Consider using the configure script attached. It will build a .a file for you (a "statically linked library", or just a POSIX archive of object files) which you can pass to the linker as a library to link against. You should also add the include path to the compiler's flags. Or just use libtool and pkg-config for what it was intended to be used!

$ cc `pkg-config --cflags --libs bzip3` -o my_app_that_uses_bz3 source.c

Anyway...

You should consider to change the name of that constant because I, for example, in my app, already had a local version string, called, you guessed that - "VERSION". Now imagine what happened when I tried to do that:

This is another reason for why you shouldn't ignore all instructions and files present in the repo and try to guess how you are supposed to use the build system. Notice that the value of the defined macro VERSION is used only in private headers and source code of bzip3, not in the public include header. Meaning, you could compile bzip3 with the proper for bzip3 VERSION define, and then supply a different define for the VERSION of some other code that you wrote. Or just use the darn build system (either autotools or cmake) :-).

I think that someone has not tried to use the bundled scripts and is extrapolating things based on their own guess of how it works :-)

I didn't, true, because they don't work. This automake is and always was magical, so I use my own Makefile. Simple and effective.

And yes, I did expect it to work add drop in, like libdeflate, which works without any scripts, by compiling all files.
That's what I expected.

And, I can't use aitotools, nor cmake in my application. It doesn't work this way. It's not feasible.

Therefore I stand by my opinion about this name.

This automake is and always was magical, so I use my own Makefile. Simple and effective.

Uh huh. So effective you are here reporting something you are not even using as broken because your own re-implementation is incomplete.

If you must use your own build system just inject the variable yourself. The tarball has pre-generated version info embeded in the archivo and if you are Git cloning there is a script to figure it out.

Aha, it's getting started.
You can be snappy all you want but you do exactly the same thing - inject the variable yourself.

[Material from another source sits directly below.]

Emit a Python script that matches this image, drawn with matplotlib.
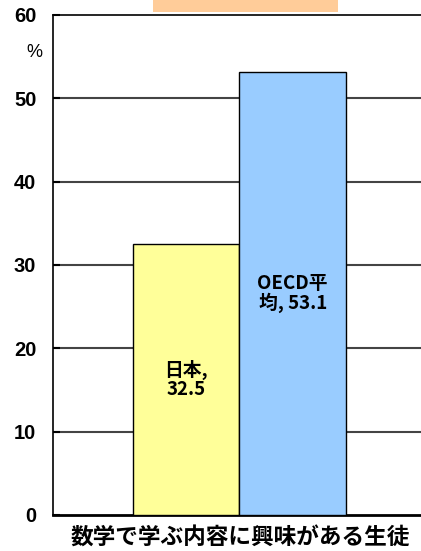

libtool: compile:  gcc -DPACKAGE_NAME=\"bzip3\" -DPACKAGE_TARNAME=\"bzip3\" -DPACKAGE_VERSION=\"1.3.2\" 
"-DPACKAGE_STRING=\"bzip3 1.3.2\"" -DPACKAGE_BUGREPORT=\"https://github.com/kspalaiologos/bzip3\" -DPACKAGE_URL=\"\"
 -DPACKAGE=\"bzip3\" -DVERSION=\"1.3.2\" -DHAVE_STDIO_H=1 -DHAVE_STDLIB_H=1 -DHAVE_STRING_H=1 -DHAVE_INTTYPES_H=1 -DHAVE_STDINT_H=1
 -DHAVE_STRINGS_H=1 -DHAVE_SYS_STAT_H=1 -DHAVE_SYS_TYPES_H=1 -DHAVE_UNISTD_H=1 -DSTDC_HEADERS=1 -DHAVE_DLFCN_H=1 -DLT_OBJDIR=\".libs/\" 
-DHAVE_GETOPT_H=1 -DHAVE_GETOPT_LONG=1 -Drestrict=__restrict__ -I. -I./include -g -O2 -pthread -DPTHREAD 
-O2 -g3 -fPIC -march=native -mtune=native -MT src/libbz3.lo -MD -MP -MF src/.deps/libbz3.Tpo -c src/libbz3.c  -fPIC -DPIC -o src/.libs/libbz3.o

If you don't see that I will magnify it.

 -DVERSION=\"1.3.2\"

Now, I explained my point. Explained also, that in environment I have at one's disposal there is no way to do autotools' nor cmake's equilibristics.
I explain users point of view, you take it as attack. Attack on what?

From my perspective, the average user installs bzip3 from the system's package repositories and then uses the -dev package if they need the library or header. In general, vendoring a library unless you have to puts you in a spot where you have to continuously update it instead of just relying on whatever the target OS has and most distro maintainers will not let you do that unless you have a very good reason to.
I am sorry, but the software is meant to be built with the scripts that we supply. If you want to stray from these recommendations, you are essentially on your own. There are many popular projects that use exclusively autotools and are very difficult to build using a regular retrofitted Makefile (primarily GNU code). Anyway, if you specifically have any questions about our build system that would help you develop your own solution, I am glad to answer them.